Dr Karen Attar, Senate House Library’s curator of rare books and university art, traces the 175-year history of the first seasonal greeting card.
In 1843 Henry Cole, director of the South Kensington Museum (now the Victoria and Albert Museum), devised the world’s first Christmas card. The painter John Callcott Horsley designed it, and the card, measuring 83 by 127 millimetres, was printed lithographically and hand-coloured.
Christmas cards speedily became popular. They took texts from various sources: most commonly the Bible, but also Burns, Shakespeare, Shelley, Tennyson and other major writers. Traditional themes were either religious or Dickensian. Later cards sometimes reflected contemporary events, most notably cards alluding to patriotism during the First World War.
Today, we are familiar with cards personalised for companies and institutions. Indeed, the University of London (UoL) sends an annual card, usually showing an image from material held at Senate House Library. Last year, as it looked forward to 2018 as the 150th anniversary of the admission of women, the card featured a room at College Hall, the university’s first residential college for women.
For 20th-century private presses, producing Christmas cards gave printers and publishers an opportunity to demonstrate their skill and advertise their work. They were usually printed from blocks designed for other purposes.
Eminent illustrators of private press books, such as Agnes Miller Parker, Robert Gibbings, and John Buckland Wright, were involved in producing cards, which might be hand-coloured, or be printed in colour from several blocks. When retailed they could be expensive. One by Agnes Miller Parker for the Raven Press, cost £1.7s for a pack of twelve cards in 1935, equivalent to about £70 today. Private presses represented in the holdings of Senate House Library, which produced Christmas cards include Curwen, Perpetua, Rampant Lions, St Dominic’s, Raven and Stanbrook Abbey.
Featured here (left) is a Christmas card from 1930 from the Gregynog Press, administered by the sisters Margaret and Gwendoline Davies from their home in Powys, Wales from 1922 until 1941. A 1922 card with a wood engraving portraying their house, was the Press’s first ever piece of printing. Subsequently they produced at least one card every year until 1938 and sent them to customers, friends and well-wishers. Most of them sported wood engravings, whether press devices, initials, or fully blown illustrations, with some printed in red and black. Several were in blue-grey covers. Like the Press’s books, the cards tended to be printed in Perpetua or Bembo type, either on handmade paper or more seldom, on Japanese vellum.
Just as some of the Press’s books were in Welsh, so were a couple of its Christmas cards. These were both trailblazers in another way.

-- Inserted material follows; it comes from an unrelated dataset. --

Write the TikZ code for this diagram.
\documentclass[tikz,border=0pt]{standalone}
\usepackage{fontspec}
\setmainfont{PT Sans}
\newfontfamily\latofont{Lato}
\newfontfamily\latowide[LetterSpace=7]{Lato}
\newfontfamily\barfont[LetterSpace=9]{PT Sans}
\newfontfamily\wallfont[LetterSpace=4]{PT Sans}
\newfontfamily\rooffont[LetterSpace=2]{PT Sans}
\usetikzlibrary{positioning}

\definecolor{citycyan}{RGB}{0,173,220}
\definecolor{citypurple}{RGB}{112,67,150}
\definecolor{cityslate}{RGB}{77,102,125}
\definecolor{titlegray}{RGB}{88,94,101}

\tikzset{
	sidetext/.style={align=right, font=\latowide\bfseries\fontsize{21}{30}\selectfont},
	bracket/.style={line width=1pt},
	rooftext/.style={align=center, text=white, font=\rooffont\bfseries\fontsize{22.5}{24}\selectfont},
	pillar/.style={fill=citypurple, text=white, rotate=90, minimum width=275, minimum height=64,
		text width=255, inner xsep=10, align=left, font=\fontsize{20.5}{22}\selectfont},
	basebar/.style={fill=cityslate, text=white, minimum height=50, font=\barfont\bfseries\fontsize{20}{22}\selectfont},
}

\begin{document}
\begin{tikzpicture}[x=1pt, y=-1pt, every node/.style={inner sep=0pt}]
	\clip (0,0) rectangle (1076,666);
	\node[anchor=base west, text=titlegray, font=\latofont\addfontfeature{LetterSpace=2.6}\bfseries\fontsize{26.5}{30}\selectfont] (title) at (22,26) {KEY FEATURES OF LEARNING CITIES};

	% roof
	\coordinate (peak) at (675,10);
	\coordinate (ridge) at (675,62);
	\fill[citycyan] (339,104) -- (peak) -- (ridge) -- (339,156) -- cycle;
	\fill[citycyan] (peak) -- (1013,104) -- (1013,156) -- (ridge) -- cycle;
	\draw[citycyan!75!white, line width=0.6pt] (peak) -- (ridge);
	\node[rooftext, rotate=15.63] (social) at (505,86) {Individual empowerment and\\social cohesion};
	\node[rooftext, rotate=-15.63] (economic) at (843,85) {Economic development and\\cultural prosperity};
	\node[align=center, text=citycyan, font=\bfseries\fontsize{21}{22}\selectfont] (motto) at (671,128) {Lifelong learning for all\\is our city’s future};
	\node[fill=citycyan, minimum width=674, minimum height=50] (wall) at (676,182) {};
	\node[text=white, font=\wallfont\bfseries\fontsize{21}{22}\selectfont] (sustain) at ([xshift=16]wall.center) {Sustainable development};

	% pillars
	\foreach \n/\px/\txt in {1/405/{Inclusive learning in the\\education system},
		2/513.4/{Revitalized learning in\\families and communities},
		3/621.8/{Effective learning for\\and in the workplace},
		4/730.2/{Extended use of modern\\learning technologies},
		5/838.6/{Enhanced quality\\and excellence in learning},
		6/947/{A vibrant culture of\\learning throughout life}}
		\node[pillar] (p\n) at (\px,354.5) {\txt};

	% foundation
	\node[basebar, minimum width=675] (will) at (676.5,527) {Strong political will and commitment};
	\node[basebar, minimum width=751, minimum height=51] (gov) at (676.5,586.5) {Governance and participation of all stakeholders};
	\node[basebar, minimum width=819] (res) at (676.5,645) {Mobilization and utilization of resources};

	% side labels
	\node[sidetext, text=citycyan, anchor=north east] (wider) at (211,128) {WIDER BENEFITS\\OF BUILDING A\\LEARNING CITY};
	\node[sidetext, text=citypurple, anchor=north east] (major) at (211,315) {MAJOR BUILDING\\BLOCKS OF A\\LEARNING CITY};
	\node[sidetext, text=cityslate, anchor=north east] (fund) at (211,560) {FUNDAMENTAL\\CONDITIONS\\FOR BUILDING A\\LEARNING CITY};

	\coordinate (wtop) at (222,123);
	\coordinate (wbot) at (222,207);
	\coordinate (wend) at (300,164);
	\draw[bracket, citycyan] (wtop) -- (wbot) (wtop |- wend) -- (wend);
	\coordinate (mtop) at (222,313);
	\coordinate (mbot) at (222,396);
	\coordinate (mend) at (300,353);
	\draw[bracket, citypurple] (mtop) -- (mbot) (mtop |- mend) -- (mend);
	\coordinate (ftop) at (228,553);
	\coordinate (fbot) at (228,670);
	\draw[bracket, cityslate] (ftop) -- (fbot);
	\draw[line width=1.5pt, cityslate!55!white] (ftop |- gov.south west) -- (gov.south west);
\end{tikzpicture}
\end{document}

The card for 1926, which reproduced verses from the Christmas story narrated by Luke (Luke 2:6-21) in Welsh from the Bishop Morgan Bible, was the first piece of fine non-book printing to emanate from the Gregynog Press. One of the cards for 1935, with its setting of an old Welsh carol, used a new music type and a new printing type, barely used thereafter.
Texts were a mixture of the canonical and the modern. Alongside the Bible (1926 and 1938), traditional texts were taken from Robert Herrick (1929), Ben Jonson’s ‘Hymn on the Nativity of my Saviour’ (1927), Bunyan’s Pilgrim’s Progress (1928), Edmund Spenser’s ‘Hymn to Eternal Love’ (1931), Milton’s ‘On the Morning of Christ’s Nativity’ (1937), and, more obscurely, from Ellis Wynne (1671–1734), in Welsh and English (1922). Later authors included John Drinkwater (1931), G K Chesterton (1936), Lascelles Abercrombie (1932) and, youngest of all, Helen Waddell (1935).
The Press printed three cards in 1930, all on Japanese vellum. This (below) is one of two cards (identical except for the printed greeting), which was from ‘the Misses Davies’ in one form and from ‘the Gregynog Press’ in the other. The lines of poetry are from ‘Testament of Beauty’, by Robert Bridges (1844–1930), and the wood engravings are by Blair Hughes-Stanton, a major figure in the 20th-century revival of English wood engraving and a co-director of the Gregynog Press from 1930 until 1933.
The Gregynog Press is one of the best-represented presses in Senate House Library, thanks to the gift by Professor Sir David Hughes Parry (1893–1973) of a full set of specially bound Gregynog Press books in 1966. Christmas cards were a separate acquisition.